• Objective: Which lines contain the string "this"? Please list every one of them.

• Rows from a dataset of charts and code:
# # # #

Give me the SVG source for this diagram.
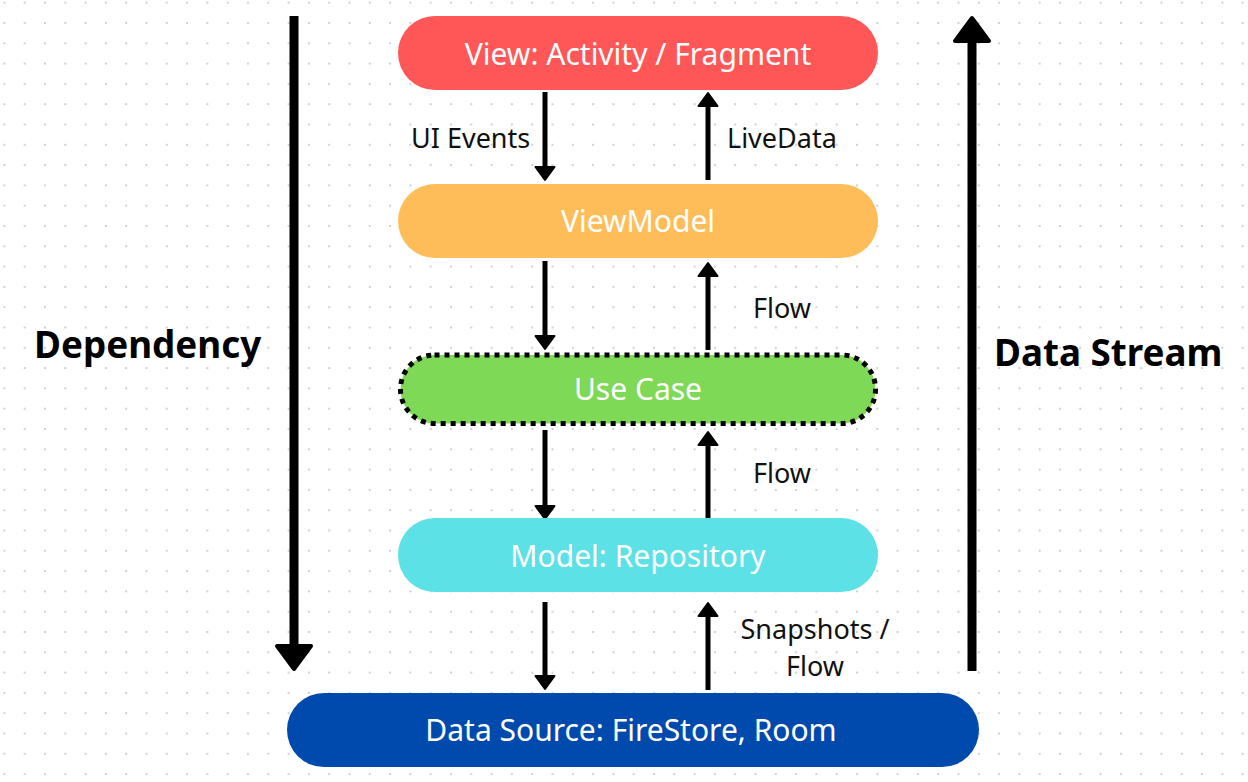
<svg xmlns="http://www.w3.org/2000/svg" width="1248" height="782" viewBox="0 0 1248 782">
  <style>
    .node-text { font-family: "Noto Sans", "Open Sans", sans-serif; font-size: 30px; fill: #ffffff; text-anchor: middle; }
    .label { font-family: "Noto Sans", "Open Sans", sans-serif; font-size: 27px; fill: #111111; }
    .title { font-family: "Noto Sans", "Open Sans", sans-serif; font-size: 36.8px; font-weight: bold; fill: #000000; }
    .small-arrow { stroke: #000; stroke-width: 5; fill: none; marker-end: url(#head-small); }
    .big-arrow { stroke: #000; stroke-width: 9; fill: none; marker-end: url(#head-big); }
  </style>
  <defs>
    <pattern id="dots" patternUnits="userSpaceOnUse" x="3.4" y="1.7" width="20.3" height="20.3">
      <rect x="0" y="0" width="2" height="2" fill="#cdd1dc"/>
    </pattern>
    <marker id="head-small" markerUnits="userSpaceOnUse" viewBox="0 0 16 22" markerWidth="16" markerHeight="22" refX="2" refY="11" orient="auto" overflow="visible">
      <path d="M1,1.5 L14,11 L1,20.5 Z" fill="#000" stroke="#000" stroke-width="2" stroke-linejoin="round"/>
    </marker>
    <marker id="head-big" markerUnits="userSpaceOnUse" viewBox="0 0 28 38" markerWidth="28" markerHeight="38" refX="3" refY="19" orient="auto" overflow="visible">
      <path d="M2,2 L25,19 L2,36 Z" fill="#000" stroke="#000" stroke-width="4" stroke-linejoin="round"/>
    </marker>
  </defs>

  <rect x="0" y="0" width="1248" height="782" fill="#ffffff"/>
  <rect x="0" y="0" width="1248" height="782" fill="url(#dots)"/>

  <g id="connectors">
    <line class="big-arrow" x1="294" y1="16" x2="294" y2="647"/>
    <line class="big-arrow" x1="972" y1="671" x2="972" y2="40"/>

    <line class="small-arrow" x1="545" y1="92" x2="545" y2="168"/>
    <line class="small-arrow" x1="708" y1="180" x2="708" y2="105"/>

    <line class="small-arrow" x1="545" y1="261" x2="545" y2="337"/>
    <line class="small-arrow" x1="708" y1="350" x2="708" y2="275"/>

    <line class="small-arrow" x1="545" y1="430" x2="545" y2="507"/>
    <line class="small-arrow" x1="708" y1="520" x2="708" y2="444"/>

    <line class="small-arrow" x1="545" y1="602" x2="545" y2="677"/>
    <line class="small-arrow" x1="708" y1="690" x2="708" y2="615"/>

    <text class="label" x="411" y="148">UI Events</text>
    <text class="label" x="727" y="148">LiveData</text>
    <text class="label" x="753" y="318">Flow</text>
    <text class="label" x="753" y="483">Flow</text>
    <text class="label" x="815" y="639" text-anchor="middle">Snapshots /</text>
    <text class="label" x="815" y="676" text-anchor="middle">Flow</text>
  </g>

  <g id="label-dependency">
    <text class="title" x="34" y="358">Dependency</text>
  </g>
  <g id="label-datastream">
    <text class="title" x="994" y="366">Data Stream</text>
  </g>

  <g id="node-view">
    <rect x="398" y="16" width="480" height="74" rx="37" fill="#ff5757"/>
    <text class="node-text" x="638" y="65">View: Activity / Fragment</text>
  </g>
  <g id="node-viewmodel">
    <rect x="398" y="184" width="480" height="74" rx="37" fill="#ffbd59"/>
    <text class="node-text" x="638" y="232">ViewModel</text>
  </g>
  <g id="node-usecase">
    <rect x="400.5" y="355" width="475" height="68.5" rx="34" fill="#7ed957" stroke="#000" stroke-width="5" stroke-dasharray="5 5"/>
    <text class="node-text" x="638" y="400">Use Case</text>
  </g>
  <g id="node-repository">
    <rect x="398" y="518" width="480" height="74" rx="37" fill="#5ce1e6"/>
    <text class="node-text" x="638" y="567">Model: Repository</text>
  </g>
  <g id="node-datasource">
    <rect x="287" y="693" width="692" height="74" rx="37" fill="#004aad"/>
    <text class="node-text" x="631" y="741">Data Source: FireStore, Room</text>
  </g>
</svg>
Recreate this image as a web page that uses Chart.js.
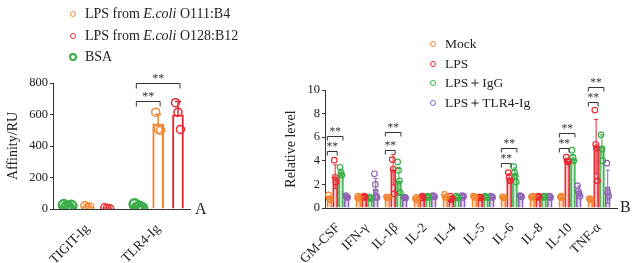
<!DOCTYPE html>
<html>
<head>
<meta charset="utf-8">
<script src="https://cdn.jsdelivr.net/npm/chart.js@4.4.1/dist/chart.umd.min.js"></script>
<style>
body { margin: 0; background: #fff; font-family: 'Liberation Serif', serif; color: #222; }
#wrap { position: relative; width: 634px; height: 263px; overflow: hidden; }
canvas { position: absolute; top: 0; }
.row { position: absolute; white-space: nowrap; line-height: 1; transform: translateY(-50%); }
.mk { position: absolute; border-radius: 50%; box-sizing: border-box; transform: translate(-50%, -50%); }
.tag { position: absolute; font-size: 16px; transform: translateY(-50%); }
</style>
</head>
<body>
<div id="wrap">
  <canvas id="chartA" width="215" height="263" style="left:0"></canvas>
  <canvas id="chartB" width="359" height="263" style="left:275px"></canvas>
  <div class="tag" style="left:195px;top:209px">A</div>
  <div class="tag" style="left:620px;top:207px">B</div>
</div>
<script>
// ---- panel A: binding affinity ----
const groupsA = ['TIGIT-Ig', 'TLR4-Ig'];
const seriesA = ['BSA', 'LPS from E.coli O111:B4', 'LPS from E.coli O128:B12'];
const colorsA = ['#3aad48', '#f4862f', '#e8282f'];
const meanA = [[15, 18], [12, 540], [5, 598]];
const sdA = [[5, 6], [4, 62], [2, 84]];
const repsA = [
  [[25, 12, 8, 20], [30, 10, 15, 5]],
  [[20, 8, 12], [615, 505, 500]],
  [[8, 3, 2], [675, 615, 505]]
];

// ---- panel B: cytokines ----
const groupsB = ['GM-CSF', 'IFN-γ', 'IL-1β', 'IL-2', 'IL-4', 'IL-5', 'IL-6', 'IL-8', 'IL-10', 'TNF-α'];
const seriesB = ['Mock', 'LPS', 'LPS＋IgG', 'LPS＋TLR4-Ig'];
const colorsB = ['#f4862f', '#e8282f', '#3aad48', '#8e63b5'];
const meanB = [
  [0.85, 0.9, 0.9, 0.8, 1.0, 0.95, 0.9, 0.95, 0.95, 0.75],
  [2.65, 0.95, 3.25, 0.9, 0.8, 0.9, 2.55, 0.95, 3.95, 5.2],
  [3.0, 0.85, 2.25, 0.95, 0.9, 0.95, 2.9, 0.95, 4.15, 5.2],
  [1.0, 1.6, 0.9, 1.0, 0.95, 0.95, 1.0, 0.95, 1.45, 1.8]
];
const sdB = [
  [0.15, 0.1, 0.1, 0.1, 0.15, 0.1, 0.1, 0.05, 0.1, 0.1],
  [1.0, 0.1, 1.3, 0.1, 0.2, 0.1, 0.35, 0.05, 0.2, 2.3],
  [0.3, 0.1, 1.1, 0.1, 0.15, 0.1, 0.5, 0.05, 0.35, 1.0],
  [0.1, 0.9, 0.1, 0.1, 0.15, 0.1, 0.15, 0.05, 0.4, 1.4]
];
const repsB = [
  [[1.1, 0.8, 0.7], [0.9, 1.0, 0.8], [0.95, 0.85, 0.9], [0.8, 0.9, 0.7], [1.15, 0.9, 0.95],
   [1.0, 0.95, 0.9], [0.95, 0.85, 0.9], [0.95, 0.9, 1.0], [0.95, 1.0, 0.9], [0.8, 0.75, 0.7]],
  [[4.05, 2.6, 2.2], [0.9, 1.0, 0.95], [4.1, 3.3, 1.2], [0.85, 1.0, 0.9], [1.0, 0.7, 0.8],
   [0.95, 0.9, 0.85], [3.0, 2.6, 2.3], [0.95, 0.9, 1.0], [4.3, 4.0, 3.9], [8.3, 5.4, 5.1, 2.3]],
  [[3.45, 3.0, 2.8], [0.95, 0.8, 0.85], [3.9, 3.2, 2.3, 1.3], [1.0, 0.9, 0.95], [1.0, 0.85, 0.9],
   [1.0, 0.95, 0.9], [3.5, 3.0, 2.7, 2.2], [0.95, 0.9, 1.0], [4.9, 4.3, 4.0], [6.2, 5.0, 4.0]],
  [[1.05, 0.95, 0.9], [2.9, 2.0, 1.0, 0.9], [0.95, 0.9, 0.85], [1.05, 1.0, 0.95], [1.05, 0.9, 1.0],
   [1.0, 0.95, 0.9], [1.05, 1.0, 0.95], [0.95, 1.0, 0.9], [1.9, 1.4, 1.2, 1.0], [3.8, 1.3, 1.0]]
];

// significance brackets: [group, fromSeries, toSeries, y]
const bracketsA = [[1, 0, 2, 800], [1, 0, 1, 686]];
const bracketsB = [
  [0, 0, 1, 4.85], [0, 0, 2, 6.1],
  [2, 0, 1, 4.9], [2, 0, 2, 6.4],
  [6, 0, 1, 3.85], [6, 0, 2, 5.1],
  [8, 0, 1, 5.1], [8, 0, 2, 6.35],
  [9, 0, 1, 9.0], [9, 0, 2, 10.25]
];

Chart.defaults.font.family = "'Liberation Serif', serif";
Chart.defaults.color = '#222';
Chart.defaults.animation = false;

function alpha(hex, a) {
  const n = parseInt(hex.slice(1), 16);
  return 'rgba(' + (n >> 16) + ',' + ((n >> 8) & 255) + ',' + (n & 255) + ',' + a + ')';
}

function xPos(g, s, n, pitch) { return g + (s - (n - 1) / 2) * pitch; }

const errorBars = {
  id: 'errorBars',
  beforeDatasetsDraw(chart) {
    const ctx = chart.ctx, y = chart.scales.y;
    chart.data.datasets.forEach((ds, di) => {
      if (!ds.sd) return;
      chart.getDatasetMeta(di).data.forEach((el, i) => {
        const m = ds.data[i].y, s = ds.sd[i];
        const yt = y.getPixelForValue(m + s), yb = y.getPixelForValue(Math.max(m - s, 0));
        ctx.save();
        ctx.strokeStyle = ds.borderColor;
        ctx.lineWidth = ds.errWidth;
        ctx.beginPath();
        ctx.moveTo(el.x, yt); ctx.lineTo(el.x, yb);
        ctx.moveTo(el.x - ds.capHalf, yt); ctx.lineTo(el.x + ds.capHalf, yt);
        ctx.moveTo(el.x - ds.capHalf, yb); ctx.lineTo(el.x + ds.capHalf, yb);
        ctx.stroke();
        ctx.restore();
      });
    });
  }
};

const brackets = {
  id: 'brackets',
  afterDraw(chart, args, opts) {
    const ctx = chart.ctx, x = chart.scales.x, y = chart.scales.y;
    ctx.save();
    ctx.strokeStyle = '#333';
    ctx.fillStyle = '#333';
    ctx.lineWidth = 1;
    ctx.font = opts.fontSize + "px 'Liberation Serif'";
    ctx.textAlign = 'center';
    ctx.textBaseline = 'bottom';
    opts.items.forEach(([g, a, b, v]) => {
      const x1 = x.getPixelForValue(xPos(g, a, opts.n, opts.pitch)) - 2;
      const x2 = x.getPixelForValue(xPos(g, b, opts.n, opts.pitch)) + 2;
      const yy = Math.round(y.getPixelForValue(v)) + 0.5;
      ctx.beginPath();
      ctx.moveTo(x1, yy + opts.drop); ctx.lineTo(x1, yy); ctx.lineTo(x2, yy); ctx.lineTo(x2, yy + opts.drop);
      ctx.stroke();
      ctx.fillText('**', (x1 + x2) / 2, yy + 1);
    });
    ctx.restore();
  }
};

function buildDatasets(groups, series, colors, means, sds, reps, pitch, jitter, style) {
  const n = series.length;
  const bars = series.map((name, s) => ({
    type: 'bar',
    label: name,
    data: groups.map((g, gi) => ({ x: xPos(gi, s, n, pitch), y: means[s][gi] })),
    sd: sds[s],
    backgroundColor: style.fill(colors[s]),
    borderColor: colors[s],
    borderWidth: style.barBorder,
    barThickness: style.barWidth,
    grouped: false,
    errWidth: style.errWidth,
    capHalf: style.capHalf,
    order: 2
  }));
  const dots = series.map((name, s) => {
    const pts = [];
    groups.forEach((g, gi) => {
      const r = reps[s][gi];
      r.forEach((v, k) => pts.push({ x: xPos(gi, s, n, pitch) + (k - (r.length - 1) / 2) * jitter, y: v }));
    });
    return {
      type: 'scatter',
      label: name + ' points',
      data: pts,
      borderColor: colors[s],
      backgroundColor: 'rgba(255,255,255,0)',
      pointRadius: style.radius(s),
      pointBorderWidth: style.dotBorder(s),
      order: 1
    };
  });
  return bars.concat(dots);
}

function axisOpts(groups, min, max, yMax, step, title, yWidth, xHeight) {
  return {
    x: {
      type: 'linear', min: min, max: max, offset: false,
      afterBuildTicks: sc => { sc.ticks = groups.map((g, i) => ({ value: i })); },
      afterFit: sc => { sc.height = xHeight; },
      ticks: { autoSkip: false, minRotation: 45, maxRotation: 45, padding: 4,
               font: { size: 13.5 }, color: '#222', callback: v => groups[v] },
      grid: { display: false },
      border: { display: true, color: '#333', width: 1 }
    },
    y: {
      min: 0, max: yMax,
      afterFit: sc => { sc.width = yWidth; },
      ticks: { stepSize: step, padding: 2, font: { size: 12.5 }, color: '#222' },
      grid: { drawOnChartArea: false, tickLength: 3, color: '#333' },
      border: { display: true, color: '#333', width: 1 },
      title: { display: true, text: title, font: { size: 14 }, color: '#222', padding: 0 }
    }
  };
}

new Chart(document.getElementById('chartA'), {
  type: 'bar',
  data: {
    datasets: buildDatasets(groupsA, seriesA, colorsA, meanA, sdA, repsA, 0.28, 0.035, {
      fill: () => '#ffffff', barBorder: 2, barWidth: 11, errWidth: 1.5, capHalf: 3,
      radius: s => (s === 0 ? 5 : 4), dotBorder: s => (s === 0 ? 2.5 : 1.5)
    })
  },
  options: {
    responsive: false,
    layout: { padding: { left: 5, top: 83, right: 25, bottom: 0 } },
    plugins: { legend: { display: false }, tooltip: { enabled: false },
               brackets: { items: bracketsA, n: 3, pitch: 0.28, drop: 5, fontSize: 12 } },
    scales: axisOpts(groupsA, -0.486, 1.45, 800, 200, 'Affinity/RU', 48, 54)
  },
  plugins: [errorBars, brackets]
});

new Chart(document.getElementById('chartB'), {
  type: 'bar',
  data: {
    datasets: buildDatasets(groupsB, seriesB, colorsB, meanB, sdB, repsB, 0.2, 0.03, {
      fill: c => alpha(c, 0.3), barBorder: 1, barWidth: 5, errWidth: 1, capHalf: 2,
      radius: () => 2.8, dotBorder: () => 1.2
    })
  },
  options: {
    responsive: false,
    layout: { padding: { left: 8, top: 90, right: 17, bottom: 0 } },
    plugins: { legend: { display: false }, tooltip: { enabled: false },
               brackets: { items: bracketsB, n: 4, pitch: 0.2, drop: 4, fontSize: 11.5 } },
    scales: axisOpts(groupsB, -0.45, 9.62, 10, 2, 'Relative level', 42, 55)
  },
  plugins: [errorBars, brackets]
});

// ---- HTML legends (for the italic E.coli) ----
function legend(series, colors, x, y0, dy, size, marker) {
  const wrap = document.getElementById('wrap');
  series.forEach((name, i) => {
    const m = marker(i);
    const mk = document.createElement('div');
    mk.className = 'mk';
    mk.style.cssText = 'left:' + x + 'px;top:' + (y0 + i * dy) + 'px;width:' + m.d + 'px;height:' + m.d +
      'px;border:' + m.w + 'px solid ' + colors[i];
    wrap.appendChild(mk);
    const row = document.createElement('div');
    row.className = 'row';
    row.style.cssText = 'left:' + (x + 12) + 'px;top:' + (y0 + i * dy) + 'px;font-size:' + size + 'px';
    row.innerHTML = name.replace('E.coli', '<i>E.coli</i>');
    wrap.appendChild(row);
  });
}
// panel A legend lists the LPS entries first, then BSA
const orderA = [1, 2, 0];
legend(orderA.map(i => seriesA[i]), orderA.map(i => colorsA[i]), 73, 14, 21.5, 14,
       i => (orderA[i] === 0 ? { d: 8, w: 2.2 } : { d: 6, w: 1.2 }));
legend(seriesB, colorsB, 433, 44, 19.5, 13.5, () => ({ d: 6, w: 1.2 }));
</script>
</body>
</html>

# # # #

• Task result:
Give me the SVG source for this diagram.
Recreate this image as a web page that uses Chart.js.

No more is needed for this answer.